By Jim Kasuba, The News-Herald
WYANDOTTE – City officials now are seeking expert opinions on using wind power as an alternative energy source.
For Melanie McCoy, general manager of Wyandotte Municipal Services, few experts are more qualified to discuss wind power than Larry Flowers, team leader of the National Wind Technology Center in Golden, Colo.
Flowers was the featured speaker at an Aug. 23 town hall meeting that centered on the economics of wind power, as well as some of the environmental considerations.
“He reinforced and clarified some of the data that I already knew,” McCoy said.
Wind power is a big issue in Wyandotte these days, as the city prepares for a project that will measure wind velocity at two locations along the Detroit River.
Earlier this year, the U.S. Department of Energy released $1 million to measure how fast, on average, the wind blows coming off the river. The measurement is part of the Wyandotte Green Windpower on Brownfields Project, an initiative through which wind turbines could be installed on contaminated property.
If the turbines were to be built along the river, it would be the first project of its type on contaminated land in an urban area in the United States.
If tests indicate sufficient wind power, two turbines could be built on BASF property as an alternative source of energy.
Flowers discussed the pros and cons of wind turbines, emphasizing that in almost all cases wind is a supplementary, not a primary, source of power. However, it has become increasingly useful in recent years, especially out West, he said.
“People in the Great Plains love these things,” Flowers said.
He said the new turbines are not noisy, but there’s not much that can be done about the visual impact. Some people say they are unsightly and mar the natural landscape, but when Flowers hears these complaints, he asks, “What are the alternatives?
“Would you rather look at a nuclear power plant?” he asked rhetorically. “How about a coal plant? You got to pick something.”
One environmental issue that has arisen for an otherwise environmentally friendly source of energy is concerns about birds flying into the turbines’ blades.
Flowers told of an example of a large number of raptors killed at one site that turned out to be in the path of a major flyway.
He said if that had been known at the time, the turbines would have been built elsewhere. More recently, scientists have been studying why some bats are attracted to turbines.
McCoy said that in addition to measuring wind velocity, meteorological towers that will soon be going up along the river also will include some type of instrumentation for monitoring the variety of birds and bats that fly past.
Southeastern Michigan, including parts of the Downriver area, is known as a major north-south flyway for several species of migratory birds.
Even though statistics show that wind turbines kill only a tiny fraction of all birds killed in the United States, McCoy said it is a concern that could impact the project if the locations turn out to be in the path of migratory birds. However, she doesn’t believe the project would be scrapped altogether.
“We could relocate the towers or change the technology,” she said.
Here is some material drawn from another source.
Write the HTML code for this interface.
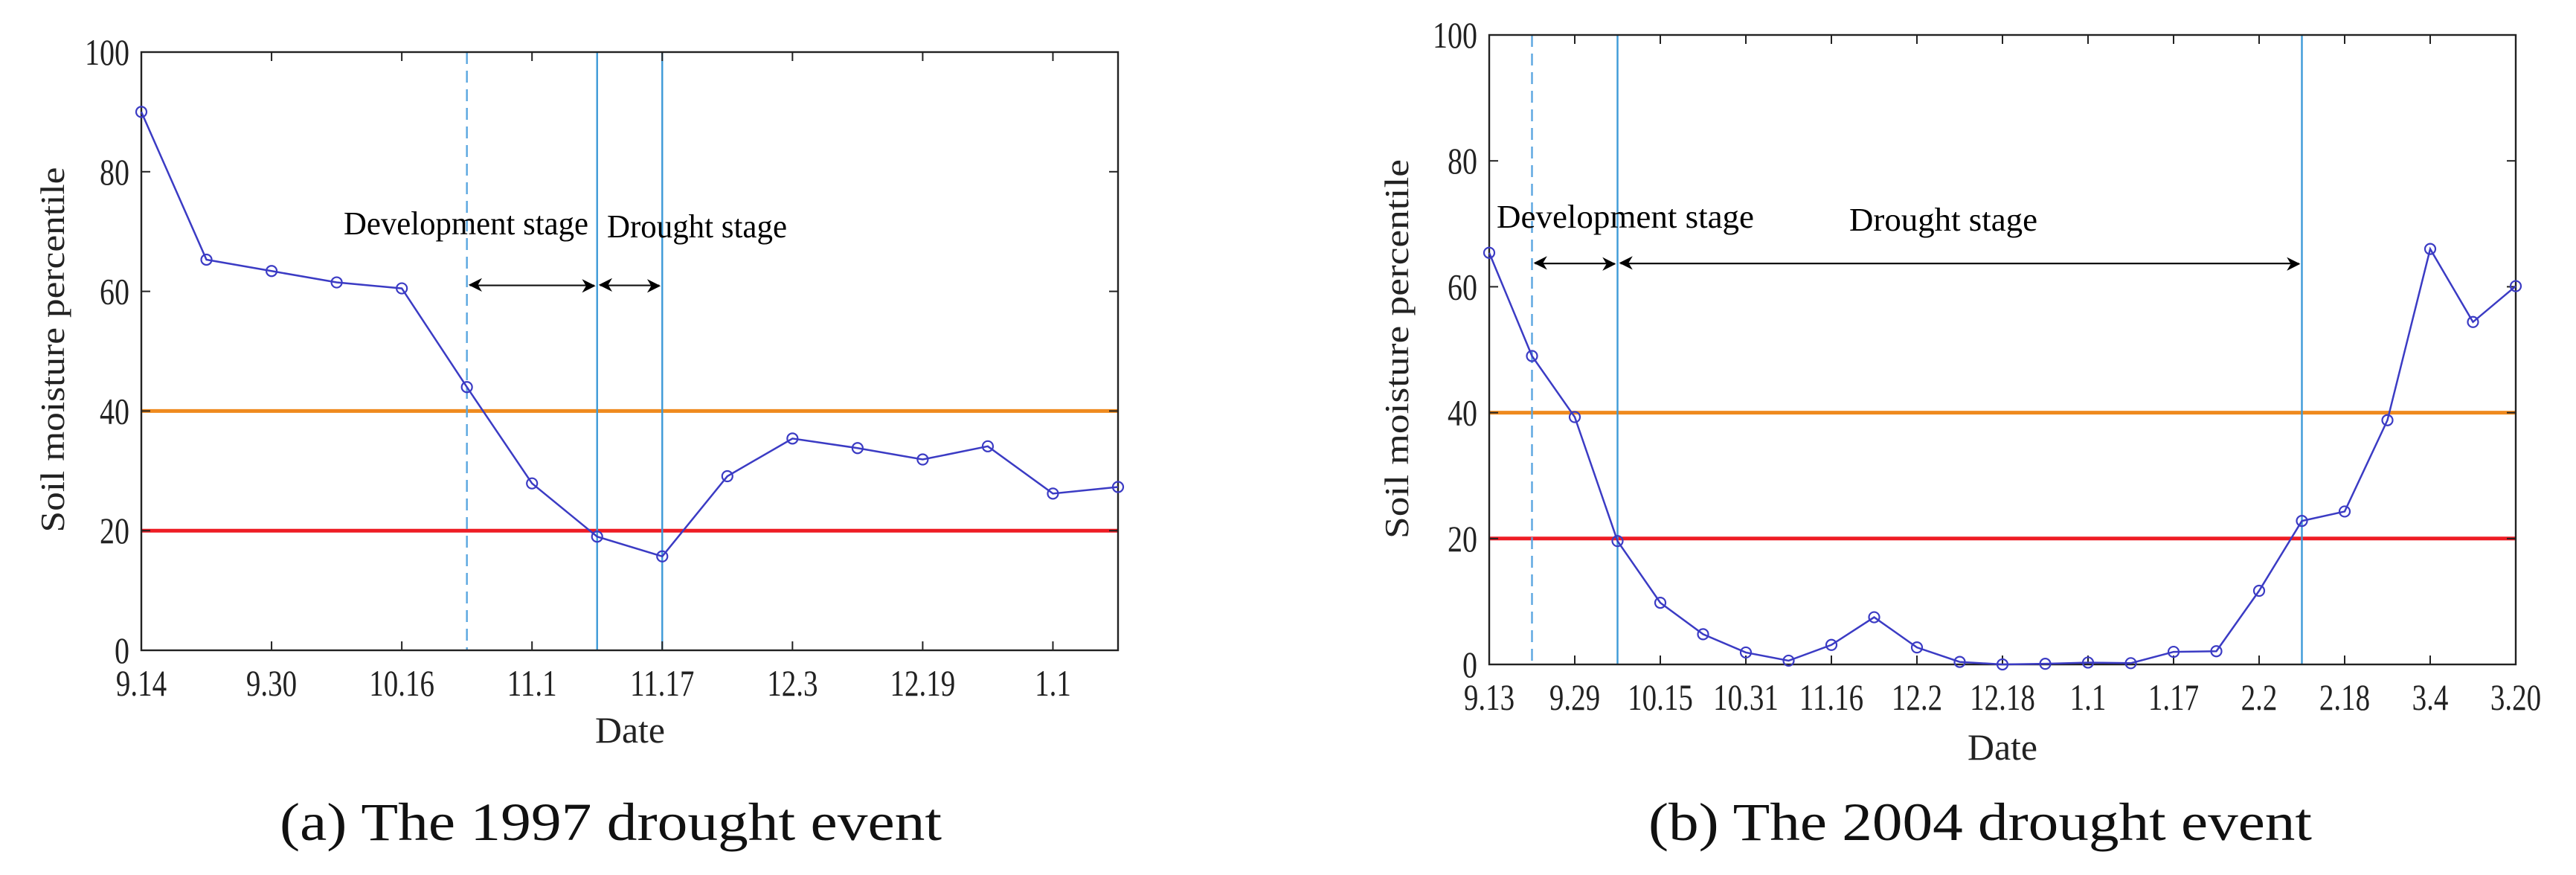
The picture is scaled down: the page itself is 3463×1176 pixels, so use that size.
<!DOCTYPE html>
<html><head><meta charset="utf-8"><style>
html,body{margin:0;padding:0;background:#fff;}
svg{display:block;}
text{font-family:"Liberation Serif",serif;fill:#222;}
</style></head><body>
<svg id="fig" width="3463" height="1176" viewBox="0 0 3463 1176" xmlns="http://www.w3.org/2000/svg">
<defs>
<marker id="ah" viewBox="0 0 10 10" refX="9" refY="5" markerWidth="7" markerHeight="7" orient="auto-start-reverse" markerUnits="userSpaceOnUse" style="overflow:visible">
<path d="M0,0 L10,5 L0,10 L3,5 Z" fill="#000" transform="scale(2.6) translate(-5.5,-2.7)"/>
</marker>
</defs>
</svg>
<script>
// ---- Chart (a) data: 1997 ----
const catsA = ["9.14","","9.30","","10.16","","11.1","","11.17","","12.3","","12.19","","1.1",""];
const valsA = [90.0,65.3,63.4,61.5,60.5,44.0,27.9,19.0,15.7,29.1,35.4,33.8,31.9,34.1,26.2,27.3];
const vlinesA = [5,7,8];
const dashedA = [true,false,false];
const arrowsA = [[5,7],[7,8]];
const arrowYA = [61];
// ---- Chart (b) data: 2004 ----
const catsB = ["9.13","","9.29","","10.15","","10.31","","11.16","","12.2","","12.18","","1.1","","1.17","","2.2","","2.18","","3.4","","3.20"];
const valsB = [65.4,49.0,39.3,19.6,9.8,4.8,1.9,0.6,3.1,7.5,2.7,0.4,0.0,0.1,0.3,0.2,2.0,2.1,11.7,22.8,24.3,38.8,66.0,54.4,60.1];
const vlinesB = [1,3,19];
const dashedB = [true,false,false];
const arrowsB = [[1,3],[3,19]];
const arrowYB = [63.7];
const yTicks = [0,20,40,60,80,100];
const thresholds = [40,20];
const thresholdColors = ["#ef8a1e","#ee1c24"];

const NS="http://www.w3.org/2000/svg";
const svg=document.getElementById('fig');
function mk(tag,attrs,parent){const e=document.createElementNS(NS,tag);for(const k in attrs)e.setAttribute(k,attrs[k]);(parent||svg).appendChild(e);return e;}

function chart(o){
  const g=mk('g',{});
  
  
  const n=o.vals.length;
  const X=i=>o.x0+(o.x1-o.x0)*i/(n-1);
  const Y=v=>o.y1-(o.y1-o.y0)*v/100;
  thresholds.forEach((t,k)=>{
    const l=mk('line',{x1:o.x0,x2:o.x1,y1:Y(t),y2:Y(t),stroke:thresholdColors[k],'stroke-width':5},g);
    
    
  });
  o.vlines.forEach((vi,k)=>{
    const a={x1:X(vi),x2:X(vi),y1:o.y0,y2:o.y1,stroke:o.dashed[k]?'#5aa6e0':'#3d9ad8','stroke-width':2.4};
    if(o.dashed[k])a['stroke-dasharray']='16,9';
    const l=mk('line',a,g);
    
    
  });
  const box=mk('rect',{x:o.x0,y:o.y0,width:o.x1-o.x0,height:o.y1-o.y0,fill:'none',stroke:'#222','stroke-width':2.4},g);
  
  
  yTicks.forEach(t=>{
    mk('line',{x1:o.x0,x2:o.x0+12,y1:Y(t),y2:Y(t),stroke:'#222','stroke-width':2},g);
    mk('line',{x1:o.x1,x2:o.x1-12,y1:Y(t),y2:Y(t),stroke:'#222','stroke-width':2},g);
    const xr=o.x0-16;
    const tx=mk('text',{x:xr,y:Y(t)+17,'font-size':50,'text-anchor':'end',transform:`translate(${xr},0) scale(0.8,1) translate(${-xr},0)`},g);
    tx.textContent=t;
    
    
  });
  o.cats.forEach((c,i)=>{
    if(c==='')return;
    mk('line',{x1:X(i),x2:X(i),y1:o.y1,y2:o.y1-12,stroke:'#222','stroke-width':2},g);
    mk('line',{x1:X(i),x2:X(i),y1:o.y0,y2:o.y0+12,stroke:'#222','stroke-width':2},g);
    const tx=mk('text',{x:X(i),y:o.tickY,'font-size':50,'text-anchor':'middle',transform:`translate(${X(i)},0) scale(0.78,1) translate(${-X(i)},0)`},g);
    tx.textContent=c;
    
    
  });
  const pts=o.vals.map((v,i)=>X(i)+','+Y(v)).join(' ');
  const pl=mk('polyline',{points:pts,fill:'none',stroke:'#3b3bc4','stroke-width':2.5},g);
  
  
  o.vals.forEach((v,i)=>{
    const c=mk('circle',{cx:X(i),cy:Y(v),r:7,fill:'none',stroke:'#3b3bc4','stroke-width':2.2},g);
    
    
  });
  o.arrows.forEach(a=>{
    const l=mk('line',{x1:X(a[0])+4,x2:X(a[1])-4,y1:Y(o.arrowY[0]),y2:Y(o.arrowY[0]),stroke:'#111','stroke-width':2.2,'marker-start':'url(#ah)','marker-end':'url(#ah)'},g);
    
    
  });
  o.notes.forEach(nt=>{
    const tx=mk('text',{x:nt[1],y:nt[3],'font-size':44,textLength:nt[2]-nt[1],lengthAdjust:'spacingAndGlyphs',style:'fill:#000'},g);
    tx.textContent=nt[0];
    
    
  });
  const yl=mk('text',{x:0,y:0,'font-size':46,'text-anchor':'middle',textLength:o.ylabLen,lengthAdjust:'spacingAndGlyphs',transform:`translate(${o.ylabX},${o.ylabY}) rotate(-90)`},g);
  yl.textContent='Soil moisture percentile';
  
  
  const xl=mk('text',{x:o.dateX-47,y:o.dateY,'font-size':50,textLength:94,lengthAdjust:'spacingAndGlyphs'},g);
  xl.textContent='Date';
  
  
  const cp=mk('text',{x:o.capX0,y:1129,'font-size':72,textLength:o.capX1-o.capX0,lengthAdjust:'spacingAndGlyphs',style:'fill:#111'},g);
  cp.textContent=o.caption;
  
  
}

chart({name:'chart-1997',cats:catsA,vals:valsA,vlines:vlinesA,dashed:dashedA,arrows:arrowsA,arrowY:arrowYA,
  x0:190,x1:1503,y0:70,y1:874,tickY:935,
  notes:[['Development stage',462,791,315,'development-stage-label'],['Drought stage',816,1058,319,'drought-stage-label']],
  ylabX:86,ylabY:470,ylabLen:491,dateX:847,dateY:998,capX0:376,capX1:1266,caption:'(a) The 1997 drought event'});
chart({name:'chart-2004',cats:catsB,vals:valsB,vlines:vlinesB,dashed:dashedB,arrows:arrowsB,arrowY:arrowYB,
  x0:2002,x1:3382,y0:47,y1:893,tickY:954,
  notes:[['Development stage',2012,2358,306,'development-stage-label'],['Drought stage',2486,2739,310,'drought-stage-label']],
  ylabX:1893,ylabY:469,ylabLen:510,dateX:2692,dateY:1021,capX0:2216,capX1:3108,caption:'(b) The 2004 drought event'});
</script>
</body></html>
McCoy said that’s where someone like John Hartig comes into the picture. Hartig oversees the Detroit International Wildlife Refuge along the Detroit River and figures to be an invaluable resource, as will groups that conduct bird counts and keep maps of their migratory routes.
If velocity numbers come in positive and avian problems are averted, permanent wind towers could be erected in those locations as supplementary power sources.
Flowers said a reasonable goal is a 20 percent wind energy scenario. He said government subsidies, such as tax credits, have proved to be catalysts in getting companies to explore wind power, and that’s something the city would want to review.
John Sarver of the State Energy Office said Michigan has been too reliant on coal.
“We need to diversify,” he said. “Don’t put all your eggs in one basket.
McCoy said Thursday afternoon that she planned to contact the successful bidder for the meteorological towers’ project. She hopes that once a contract is signed, they could be up within the next couple of months.
The towers must be in place for a full year to collect data spanning all four seasons. If the data proves positive, the final step would be to install the turbines and begin harvesting the power of the wind.